Designing for Belgravia: How to Honour a Period Property Without Freezing It in Time
Belgravia presents a particular puzzle. These Victorian and Edwardian townhouses and garden square apartments are among the finest residential properties in London—spatially generous, built with craftsmanship that has largely disappeared, with proportions and details that seem almost to breathe authority and restraint. They are also, frequently, the homes where people actually want to live: not museum pieces, but places for families, for entertaining, for contemporary ease and comfort.
The tension between heritage and livability runs through every design decision. How do you refresh a period property without sterilising it? How do you introduce modern systems—contemporary kitchens, proper lighting, climate control—without erasing the character that made the property worth buying in the first place?
This is not a question that accepts easy answers. It requires both technical knowledge and genuine restraint.
The Architectural Character of Belgravia
To design for Belgravia responsibly, you must first understand what you're designing for. These properties are products of a very specific moment: the 1820s onwards, when Thomas Cubitt developed the area systematically, creating a unified vision of elegant London domesticity.
The townhouses follow a remarkably consistent logic: a piano nobile with floor-to-ceiling sash windows, elaborate ceiling roses, cornicing, and original fireplaces. Upper floors are progressively more modest. Basements originally housed kitchens and service areas. This spatial hierarchy reflects how people actually lived then. What changed fundamentally was not the architecture but how homes are occupied. Modern families cook in integrated kitchen-dining spaces, work from home, and require climate control, excellent lighting, and infrastructure that nineteenth-century builders could never have imagined.
Your designer's job is to make these modern requirements feel inevitable rather than imposed.
Heritage Versus Contemporary Living: The Real Negotiation
This is where conviction matters more than taste. I have seen beautiful Belgravia flats gutted and rebuilt as open-plan spaces that feel completely unconvincing within listed building constraints. I have also seen properties over-restored with reproduction wallpapers and Heritage paints that feel like heritage theme parks.
Neither approach is honest. The best design for a period Belgravia property acknowledges that the architecture has integrity worth preserving—its proportions, its spatial clarity, its details—while accepting that how we inhabit homes has fundamentally changed. When we remove partition walls to create more generous spaces, we do so thoughtfully. When we introduce open kitchen-dining areas, we respect the original room's proportion—perhaps retaining the chimney breast, or using materiality to denote the original boundaries rather than spatial walls.
When we restore period details—cornicing, ceiling roses, original joinery—we restore them honestly. This means identifying what genuine elements remain, conserving them properly, and where something requires renewal, sourcing materials and craftsmanship that respect the original intent.

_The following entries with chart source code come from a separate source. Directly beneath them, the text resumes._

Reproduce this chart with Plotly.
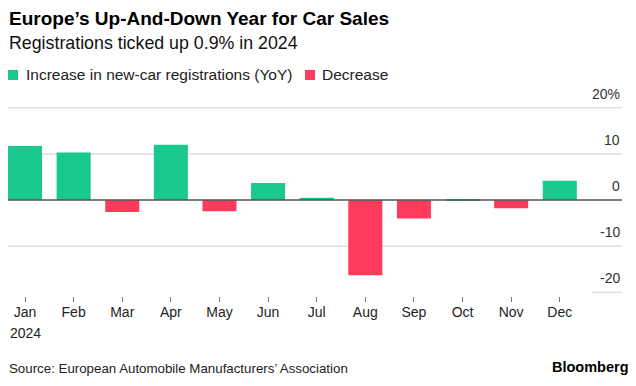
import plotly.graph_objects as go

months = ["Jan", "Feb", "Mar", "Apr", "May", "Jun", "Jul", "Aug", "Sep", "Oct", "Nov", "Dec"]
year_label = "2024"
yoy_change = [11.7, 10.3, -2.6, 12.0, -2.4, 3.7, 0.5, -16.3, -4.0, 0.15, -1.8, 4.2]
y_ticks = [20, 10, 0, -10, -20]
y_tick_text = ["20%", "10", "0", "-10", "-20"]
series_names = ["Increase in new-car registrations (YoY)", "Decrease"]

GREEN = "#18c88d"
RED = "#ff3b5d"
FONT = "Liberation Sans"

# page body has an 8px margin; work in page coordinates and offset
OFF = 8
W, H = 636 - OFF, 386 - OFF
L, R_PX, T, B = 8, 622, 94, 296  # page coords


def px_x(px):
    return (px - L) / (R_PX - L)


def px_y(py):
    return (B - py) / (B - T)


idx = list(range(len(months)))
inc = [v if v >= 0 else None for v in yoy_change]
dec = [v if v < 0 else None for v in yoy_change]

fig = go.Figure()
fig.add_trace(go.Bar(x=idx, y=inc, name=series_names[0], marker=dict(color=GREEN, line=dict(width=0)), width=0.7))
fig.add_trace(go.Bar(x=idx, y=dec, name=series_names[1], marker=dict(color=RED, line=dict(width=0)), width=0.7))

shapes = []
annotations = []

# gridlines
for v in y_ticks:
    if v == 0:
        continue
    x0 = 0 if v != -20 else px_x(592)
    shapes.append(dict(type="line", xref="paper", yref="y", x0=x0, x1=1, y0=v, y1=v,
                       line=dict(color="#dedede", width=1.5), layer="below"))
# zero line
shapes.append(dict(type="line", xref="paper", yref="y", x0=0, x1=1, y0=0, y1=0,
                   line=dict(color="#555555", width=1.5), layer="above"))

# y tick labels
for v, t in zip(y_ticks, y_tick_text):
    annotations.append(dict(xref="paper", yref="y", x=1, y=v, text=t, showarrow=False,
                            xanchor="right", yanchor="bottom", yshift=4,
                            font=dict(family=FONT, size=14, color="#333333")))

# year under first month
annotations.append(dict(xref="x", yref="paper", x=idx[0], y=px_y(333), text=year_label, showarrow=False,
                        xanchor="center", yanchor="middle",
                        font=dict(family=FONT, size=14, color="#222222")))

# title / subtitle
annotations.append(dict(xref="paper", yref="paper", x=0, y=px_y(18), text="<b>Europe’s Up-And-Down Year for Car Sales</b>",
                        showarrow=False, xanchor="left", yanchor="middle", xshift=-1,
                        font=dict(family=FONT, size=19, color="#000000")))
annotations.append(dict(xref="paper", yref="paper", x=0, y=px_y(43), text="Registrations ticked up 0.9% in 2024",
                        showarrow=False, xanchor="left", yanchor="middle", xshift=-1,
                        font=dict(family=FONT, size=17.8, color="#111111")))

# legend
leg_items = [(8, 25, GREEN, series_names[0]), (305, 321, RED, series_names[1])]
for sx, tx, col, name in leg_items:
    shapes.append(dict(type="rect", xref="paper", yref="paper", x0=px_x(sx), x1=px_x(sx + 10),
                       y0=px_y(80), y1=px_y(70), fillcolor=col, line=dict(width=0)))
    annotations.append(dict(xref="paper", yref="paper", x=px_x(tx), y=px_y(75), text=name, showarrow=False,
                            xanchor="left", yanchor="middle", xshift=-1,
                            font=dict(family=FONT, size=15.5, color="#222222")))

# source & logo
annotations.append(dict(xref="paper", yref="paper", x=0, y=px_y(368), text="Source: European Automobile Manufacturers’ Association",
                        showarrow=False, xanchor="left", yanchor="middle", xshift=-1,
                        font=dict(family=FONT, size=13.3, color="#222222")))
annotations.append(dict(xref="paper", yref="paper", x=px_x(631), y=px_y(367), text="<b>Bloomberg</b>",
                        showarrow=False, xanchor="right", yanchor="middle",
                        font=dict(family=FONT, size=14.5, color="#000000")))

fig.update_layout(
    width=W, height=H,
    margin=dict(l=L - OFF, r=(636 - R_PX), t=T - OFF, b=386 - B, pad=0),
    paper_bgcolor="white", plot_bgcolor="white",
    showlegend=False, barmode="relative",
    shapes=shapes, annotations=annotations,
    xaxis=dict(range=[-0.35, 12.28], tickmode="array", tickvals=idx, ticktext=months,
               ticks="outside", ticklen=5, tickcolor="#777777", tickwidth=1,
               ticklabelstandoff=-2,
               showgrid=False, zeroline=False, showline=False,
               tickfont=dict(family=FONT, size=14, color="#222222")),
    yaxis=dict(range=[-20.8, 23], showgrid=False, zeroline=False, showticklabels=False, showline=False),
)

fig.write_html("out.html")
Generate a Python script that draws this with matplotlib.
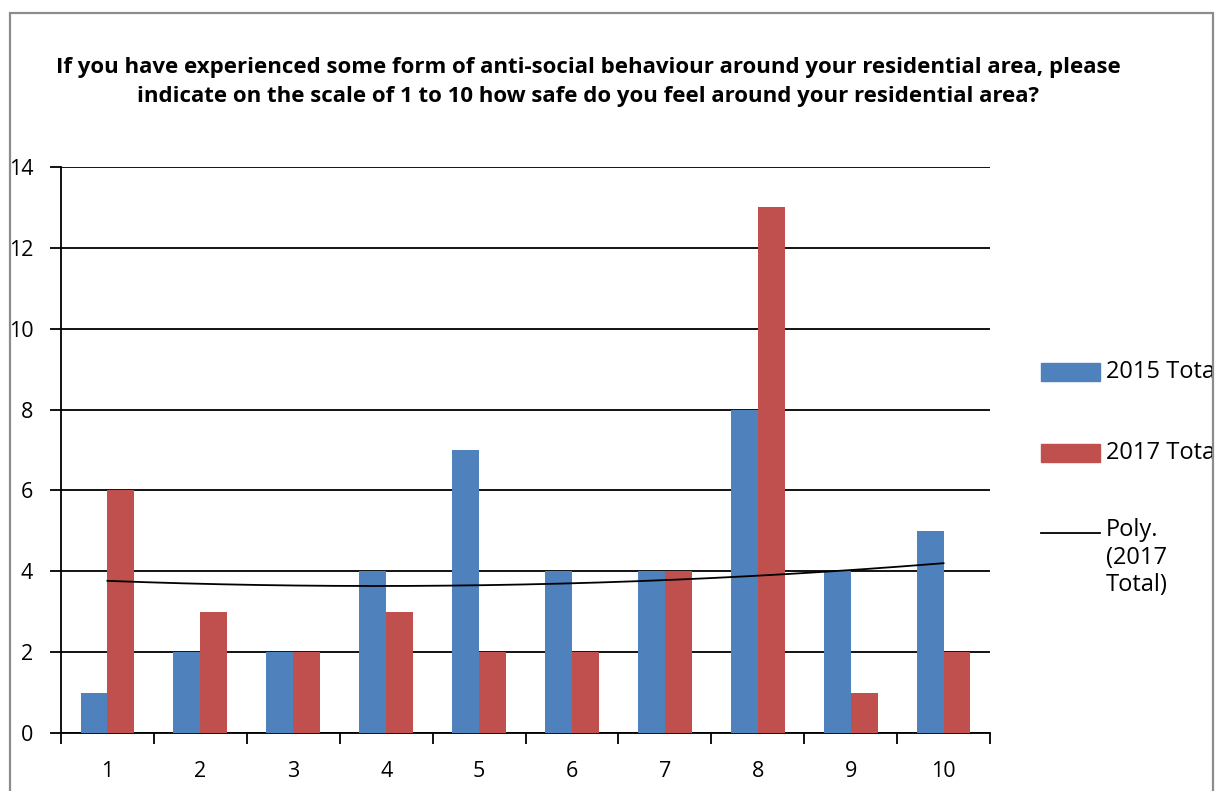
import numpy as np
import matplotlib
matplotlib.use("Agg")
import matplotlib.pyplot as plt
from matplotlib.patches import Rectangle
from matplotlib.lines import Line2D

# Survey responses: safety rating (1-10) counts by year
ratings = [1, 2, 3, 4, 5, 6, 7, 8, 9, 10]
total_2015 = [1, 2, 2, 4, 7, 4, 4, 8, 4, 5]
total_2017 = [6, 3, 2, 3, 2, 2, 4, 13, 1, 2]
series_names = ["2015 Total", "2017 Total"]
trend_label = "Poly.\n(2017\nTotal)"
title = ("If you have experienced some form of anti-social behaviour around your residential area, please\n"
         "indicate on the scale of 1 to 10 how safe do you feel around your residential area?")

BLUE = "#4F81BD"
RED = "#C0504D"
W, H = 1217, 791
FONT = "Open Sans"
TICK_SIZE = 15.5
LEGEND_SIZE = 17

plt.rcParams["font.family"] = [FONT, "DejaVu Sans"]

fig = plt.figure(figsize=(W / 100, H / 100), dpi=100)
ax = fig.add_axes([61 / W, 1 - 733 / H, (990 - 61) / W, (733 - 167) / H])

x = np.array(ratings, dtype=float)
bw = 0.29
ax.bar(x - bw / 2, total_2015, width=bw, color=BLUE, zorder=3)
ax.bar(x + bw / 2, total_2017, width=bw, color=RED, zorder=3)

# second-order polynomial trendline through the 2017 counts
coef = np.polyfit(x, total_2017, 2)
xs = np.linspace(x.min(), x.max(), 200)
ax.plot(xs, np.polyval(coef, xs), color="black", lw=1.3, zorder=4)

ax.set_xlim(0.5, 10.5)
ax.set_ylim(0, 14)
ax.set_yticks(np.arange(0, 15, 2))
ax.yaxis.grid(True, color="black", lw=1.3, zorder=0)
ax.set_axisbelow(True)

ax.set_xticks(np.arange(0.5, 11, 1))
ax.set_xticklabels([])
ax.set_xticks(x, minor=True)
ax.set_xticklabels([str(r) for r in ratings], minor=True)
ax.tick_params(axis="x", which="major", direction="out", length=8, width=1.3, color="black")
ax.tick_params(axis="x", which="minor", length=0, pad=20.5, labelsize=TICK_SIZE)
ax.tick_params(axis="y", direction="out", length=8, width=1.3, pad=12, labelsize=TICK_SIZE)

for s in ["top", "right"]:
    ax.spines[s].set_visible(False)
for s in ["left", "bottom"]:
    ax.spines[s].set_color("black")
    ax.spines[s].set_linewidth(1.3)

fig.text(588 / W, 1 - 82 / H, title, ha="center", va="center", fontsize=16,
         fontweight="bold", linespacing=1.45)

# legend on the right
def fx(px):
    return px / W

def fy(py):
    return 1 - py / H

fig.add_artist(Rectangle((fx(1041), fy(381)), 59 / W, 18 / H, color=BLUE,
                         transform=fig.transFigure))
fig.text(fx(1106), fy(372), series_names[0], va="center", ha="left", fontsize=LEGEND_SIZE)
fig.add_artist(Rectangle((fx(1041), fy(462)), 59 / W, 18 / H, color=RED,
                         transform=fig.transFigure))
fig.text(fx(1106), fy(453), series_names[1], va="center", ha="left", fontsize=LEGEND_SIZE)
fig.add_artist(Line2D([fx(1041), fx(1100)], [fy(533), fy(533)], color="black", lw=1.3,
                      transform=fig.transFigure))
fig.text(fx(1106), fy(518), trend_label, va="top", ha="left", fontsize=LEGEND_SIZE,
         linespacing=1.2)

# outer chart frame, cut at the right edge
fig.add_artist(Rectangle((fx(1213), 0), 10 / W, 1, color="white",
                         transform=fig.transFigure, zorder=20))
fig.add_artist(Rectangle((fx(10), -0.1), 1203 / W, fy(13) + 0.1, fill=False,
                         edgecolor="#8c8c8c", lw=1.6, transform=fig.transFigure, zorder=21))

fig.savefig("out.png", dpi=100)
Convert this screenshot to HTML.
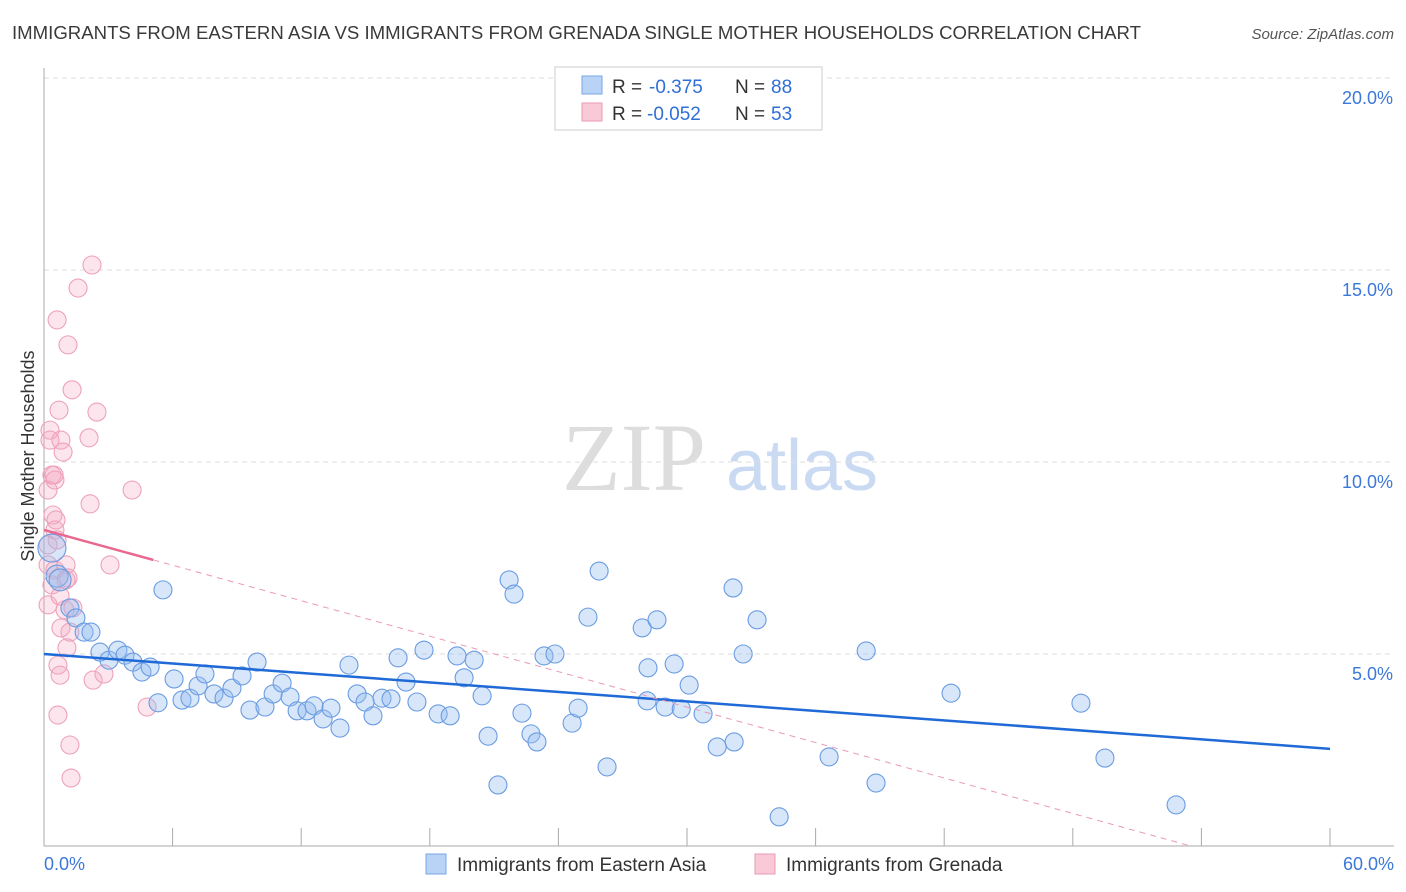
<!DOCTYPE html>
<html><head><meta charset="utf-8"><style>
body{margin:0;background:#fff;font-family:"Liberation Sans",sans-serif;}
svg{display:block}
</style></head><body>
<svg id="chart" width="1406" height="892" xmlns="http://www.w3.org/2000/svg">
<text x="12" y="39" font-size="18" fill="#3a3a3a" textLength="1129" lengthAdjust="spacingAndGlyphs">IMMIGRANTS FROM EASTERN ASIA VS IMMIGRANTS FROM GRENADA SINGLE MOTHER HOUSEHOLDS CORRELATION CHART</text>
<text x="1394" y="39" font-size="15" fill="#555" font-style="italic" text-anchor="end">Source: ZipAtlas.com</text>
<g>
<text x="634" y="490" font-size="96" font-family="Liberation Serif,serif" fill="#ddd" text-anchor="middle">ZIP</text>
<text x="802" y="490" font-size="72" fill="#c9daf2" text-anchor="middle">atlas</text>
</g>
<text transform="translate(34,456) rotate(-90)" font-size="18" fill="#333" text-anchor="middle">Single Mother Households</text>
<g id="grid"></g><g id="axes"></g><g id="marks"></g><g id="trends"></g>
<g>
<rect x="555" y="67" width="267" height="63" fill="#fff" stroke="#ccc"/>
<rect x="582" y="76" width="20" height="18" fill="#b9d3f7" stroke="#7aa6e6"/>
<rect x="582" y="103" width="20" height="18" fill="#fac9d8" stroke="#eb9ab4"/>
<text y="93" font-size="19" fill="#333"><tspan x="612">R =</tspan><tspan x="649" fill="#2f6fd6">-0.375</tspan><tspan x="735">N =</tspan><tspan x="771" fill="#2f6fd6">88</tspan></text>
<text y="120" font-size="19" fill="#333"><tspan x="612">R =</tspan><tspan x="647" fill="#2f6fd6">-0.052</tspan><tspan x="735">N =</tspan><tspan x="771" fill="#2f6fd6">53</tspan></text>
</g>
<g>
<rect x="426" y="854" width="20" height="20" fill="#b9d3f7" stroke="#7aa6e6"/>
<text x="457" y="871" font-size="19" fill="#333">Immigrants from Eastern Asia</text>
<rect x="755" y="854" width="20" height="20" fill="#fac9d8" stroke="#eb9ab4"/>
<text x="786" y="871" font-size="19" fill="#333">Immigrants from Grenada</text>
</g>
</svg>
<script>
const blueX=[0.37,0.61,0.75,1.21,1.49,1.87,2.19,2.61,3.03,3.45,3.78,4.15,4.57,4.95,5.32,5.55,6.07,6.44,6.81,7.19,7.51,7.93,8.40,8.77,9.24,9.61,9.94,10.31,10.69,11.11,11.48,11.81,12.27,12.60,13.02,13.39,13.81,14.23,14.61,14.98,15.35,15.77,16.19,16.52,16.89,17.40,17.73,18.39,18.95,19.27,19.60,20.07,20.44,20.72,21.18,21.70,21.93,22.30,22.72,23.00,23.33,23.84,24.64,24.92,25.38,25.90,26.27,27.91,28.14,28.18,28.60,28.98,29.40,29.73,30.10,30.75,31.41,32.15,32.20,32.62,33.27,34.30,36.63,38.36,38.82,42.32,48.38,49.50,52.82];
const blueY=[7.76,7.03,6.93,6.20,5.94,5.57,5.57,5.05,4.84,5.10,4.97,4.79,4.53,4.66,3.73,6.67,4.35,3.80,3.85,4.17,4.48,3.96,3.85,4.11,4.43,3.54,4.79,3.62,3.96,4.24,3.88,3.52,3.52,3.65,3.31,3.59,3.07,4.71,3.96,3.75,3.39,3.85,3.83,4.90,4.27,3.75,5.10,3.44,3.39,4.95,4.38,4.84,3.91,2.86,1.59,6.93,6.56,3.46,2.92,2.71,4.95,5.00,3.20,3.59,5.96,7.16,2.06,5.68,3.78,4.64,5.89,3.62,4.74,3.57,4.19,3.44,2.58,6.72,2.71,5.00,5.89,0.76,2.32,5.08,1.64,3.98,3.72,2.29,1.07];
const pinkX=[0.19,0.19,0.19,0.19,0.28,0.28,0.37,0.42,0.47,0.51,0.51,0.61,0.65,0.65,0.70,0.75,0.79,0.79,0.89,0.98,1.03,1.07,1.12,1.21,1.26,1.31,1.35,1.59,2.10,2.15,2.24,2.29,2.47,2.80,3.08,4.11,4.81,0.51,0.37,0.61,0.75,1.12,1.21,0.56,1.03];
const pinkY=[7.84,7.32,6.28,9.27,10.57,10.83,9.66,8.62,9.66,8.23,7.19,13.70,4.71,3.41,11.35,4.45,5.68,10.57,10.26,6.15,7.32,5.16,13.05,2.63,1.77,11.88,6.20,14.53,10.63,8.91,15.13,4.32,11.30,4.48,7.32,9.27,3.62,9.53,6.80,7.97,6.51,6.98,5.57,8.49,6.93];
const yTicks=[5,10,15,20];
const yTickLabels=["5.0%","10.0%","15.0%","20.0%"];
const xTicks=[0,6,12,18,24,30,36,42,48,54,60];
const blueTrend=[[0,5.00],[60,2.53]];
const pinkTrendSolid=[[0,8.23],[5.1,7.45]];
const pinkTrendDash=[[5.1,7.45],[53.5,0]];
const X=v=>44+v/60*1286, Y=v=>846-v*38.4;
const NS="http://www.w3.org/2000/svg";
function mk(p,t,a){const e=document.createElementNS(NS,t);for(const k in a)e.setAttribute(k,a[k]);p.appendChild(e);return e;}
const grid=document.getElementById('grid'),axes=document.getElementById('axes'),marks=document.getElementById('marks'),trends=document.getElementById('trends');
yTicks.forEach((t,i)=>{
 const l=mk(grid,'line',{x1:44,x2:1394,y1:Y(t),y2:Y(t),stroke:'#ddd','stroke-dasharray':'5,4'});
 
 
 const tx=mk(axes,'text',{x:1393,y:Y(t)+26,'font-size':18,fill:'#3b78d8','text-anchor':'end'});
 tx.textContent=yTickLabels[i];
 
 
});
const ya=mk(axes,'line',{x1:44,x2:44,y1:68,y2:846,stroke:'#aaa'});


const xa=mk(axes,'line',{x1:44,x2:1394,y1:846,y2:846,stroke:'#aaa'});


xTicks.forEach(t=>{
 const l=mk(axes,'line',{x1:X(t),x2:X(t),y1:828,y2:846,stroke:'#aaa'});
 
 
});
[[0,'0.0%','start',44],[60,'60.0%','end',1394]].forEach(d=>{
 const tx=mk(axes,'text',{x:d[3],y:870,'font-size':18,fill:'#3b78d8','text-anchor':d[2]});
 tx.textContent=d[1];
 
 
});
pinkX.forEach((x,i)=>{
 const c=mk(marks,'circle',{cx:X(x),cy:Y(pinkY[i]),r:9,fill:'rgba(246,170,195,0.3)',stroke:'#eea2ba','stroke-width':1.1});
 
 
});
blueX.forEach((x,i)=>{
 const c=mk(marks,'circle',{cx:X(x),cy:Y(blueY[i]),r:i<3?(i==0?14:11):9,fill:'rgba(150,190,240,0.38)',stroke:'#6a9ce2','stroke-width':1.1});
 
 
});
function tl(p,attrs,name){const l=mk(trends,'line',Object.assign({x1:X(p[0][0]),y1:Y(p[0][1]),x2:X(p[1][0]),y2:Y(p[1][1])},attrs));}
tl(blueTrend,{stroke:'#1f6ad6','stroke-width':2.5},'eastern-asia-trendline');
tl(pinkTrendSolid,{stroke:'#e8688f','stroke-width':2.5},'grenada-trendline');
tl(pinkTrendDash,{stroke:'#eb9ab4','stroke-width':1,'stroke-dasharray':'6,5'},'grenada-trendline-extension');
</script>
</body></html>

Materials and Finishes That Belong in SW1
A Belgravia drawing room is not the place for trendy finishes or experimental materials. This is not conservatism—it is respect for proportion and light.
We specify solid timber flooring in species that feel authentic to the period: European oak, walnut, or ash. In kitchens, we work with materials that are both functional and beautiful: stone, properly finished cabinetry, brass or bronze hardware. Lighting is where technical sophistication must be invisible—concealed downlighters, picture lights above artworks, carefully positioned table lamps rather than obvious statement fixtures. Modern LED technology allows us to achieve proper colour temperature and intensity without the intrusive hardware of an earlier generation.
Supremati's Approach to Sympathetic Renovation
Our approach to Belgravia properties begins with conservation assessment. Before we design anything, we understand what exists: which details are original, which are later additions, which require structural intervention. We consult with structural engineers, conservation specialists, and building control. In listed buildings, consent adds weeks to the planning process—but this friction exists for good reason.
We then design in conversation with these constraints, not in opposition to them. The result is not a period re-enactment. It is a home that reads clearly as contemporary, but one whose modernity is rooted in respect for the property's genuine character. You can see where decisions were made, why they were made, and feel confident that this home will endure.